The Us and Them mind-set can be rather limiting, however. To look at the blue suits who work the tiers, or the serge suits who work in DOC headquarters, as The Enemy is to hold a very myopic view indeed. If you pull back and take a broader view of the struggle (For Justice -- For Equality), you'll see that the cops and bureaucrats are merely the agents of oppression. They are not its architects. So who is the architect? The long answer will be the subject of another day. The short answer? I'd call it Greed (but it has been known by many other names). Greed is the master architect of much of the injustice and oppression in the world today. Enough said.

Speaking of the trade magazines. I'd like to mention one in particular that I have developed a genuine respect for: Corrections Digest.

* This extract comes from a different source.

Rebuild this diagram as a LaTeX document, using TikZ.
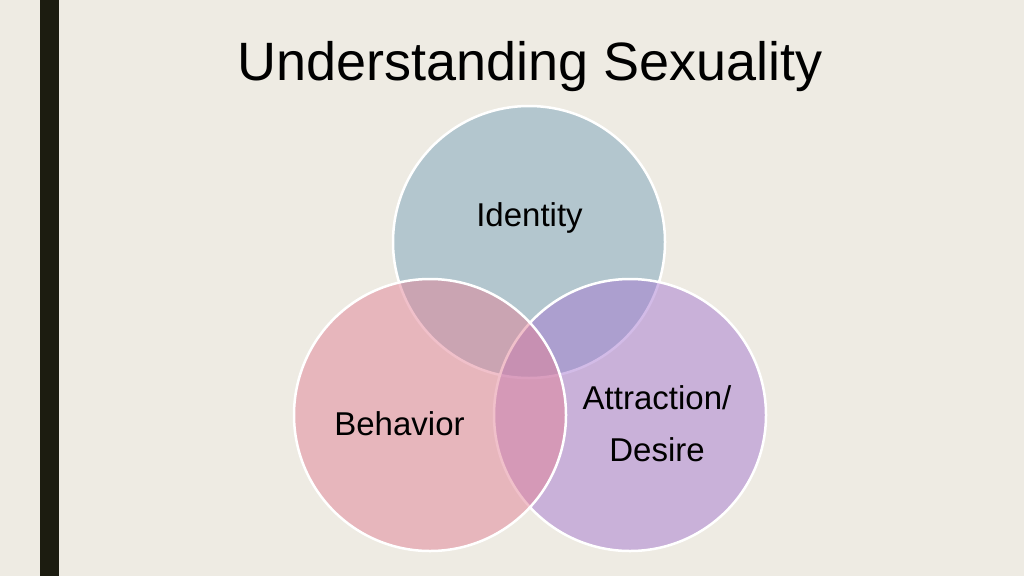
\documentclass[tikz,border=0pt]{standalone}
\usepackage{fontspec}
\setmainfont{Liberation Sans}
\definecolor{bg}{RGB}{238,235,227}
\definecolor{barc}{RGB}{28,28,16}
\definecolor{cTop}{RGB}{122,163,187}
\definecolor{cLeft}{RGB}{226,131,151}
\definecolor{cRight}{RGB}{166,121,209}
\begin{document}
\begin{tikzpicture}[x=1pt,y=-1pt,
  venn/.style={circle, minimum size=272pt, inner sep=0pt, outer sep=0pt, draw=white, line width=2.5pt, fill opacity=0.5},
  lab/.style={font=\fontsize{33}{52}\selectfont, text=black, inner sep=0pt, align=center}]
\fill[bg] (0,0) rectangle (1024,576);
\useasboundingbox (0,0) rectangle (1024,576);
\fill[barc] (40,0) rectangle (59,576);
\node[font=\fontsize{54}{60}\selectfont, anchor=base, inner sep=0pt] (title) at (530,80) {Understanding Sexuality};
\node[venn, fill=cTop] (top) at (529,242) {};
\node[venn, fill=cRight] (right) at (630,415) {};
\node[venn, fill=cLeft] (left) at (430,415) {};
\node[lab, anchor=base] (idl) at (529.5,226) {Identity};
\node[lab, anchor=base] (behl) at (399.5,435.7) {Behavior};
\node[lab, anchor=base] (attrl) at (657,461.7) {Attraction/\\Desire};
\end{tikzpicture}
\end{document}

At the end of many PLN articles, we list the source. You'll see Corrections Digest listed often. They are a ten-page weekly newsletter. They're incredibly quick. Much of the news they print is less than a week or two old. Their news articles are tightly written. They're able to pack a lot of information into ten pages.

One of the reasons I've never "plugged" Corrections Digest is the price. Since the majority of PLN readers are prisoners, few would be able to afford the subscription fee of $345 for 51 weekly issues. But if your library or law library subscribes, then you should check it out. If they don't then maybe you should have them try it. Corrections Digest, 5724 Highway 280 East, Birmingham, AL 35242-6919 (1-800-633- 4931) They say that a 30-day trial subscription available on request.

This issue of PLN is four pages longer than usual. For years weave been sitting on the lengthy Peru prison revolt article in this issue. Part of the reason we've held off on it is because it's so long. A PLN supporter, Jerry D., donated $100 to cover the increased printing cost for the extra four pages in this issue. Thanks to Jerry our readers can finally read the dramatic and gripping account of that struggle, appropriately enough on the tenth anniversary of the event.

On the good news front, hopefully you've noticed that we've started delivering (almost) on time again. For the last two years we've been chronically late. That is because we've always had to rely on volunteers to do the typesetting and layout - volunteers who have other jobs, school, etc. We now have a very talented, competent, full time staff person. (Please keep the checks, stamps, and money orders coming in ... so we can afford to actually pay her!) So you can look forward to receiving your PLN in a timely manner for the foreseeable future. Uhhh ... unless you're a prisoner in Texas, that is.

TDCJ headquarters in Huntsville has to review and approve each issue before they are delivered to Texas prisoners. They are supposed to complete this review within 72 hours, but they typically take weeks. So far, to our knowledge, no Texas prisoners have challenged the TDCJ in court on this issue. Prove me wrong and send me the court ruling. I'd love to publish a summary of it in PLN. But unless or until the ridiculous delay by the TDCJ is challenged, imprisoned PLN readers in Texas can expect continued delays.

A note to federal prisoners: when you pay for a subscription with money off your books, the B.O.P. sends us a check with your name only on it - no address. If the check is from a new subscriber, we can do nothing except hang onto it and wait. Hopefully a few months later we'll get a "Hey, where's my subscription?" letter, and only then will we be able to match the name on the check to a prisoner and his/her address. So ... be sure to always send us your full name and address on a separate piece of paper.

This month we begin a new feature, A Matter of Fact. This feature is similar to News in Brief, in that it packs a lot of information into a small space. Check it out, and let us know if you like this new feature. We always read the mail (even if we can't answer it all). If enough of you like A Matter of Fact, we'll keep running it.

That about wraps it up for this month. Enjoy reading this issue of PLN and pass it along to a friend when you're done. And as always, thank you - all of you - for your continued support. This is your magazine. We couldn't do it without you.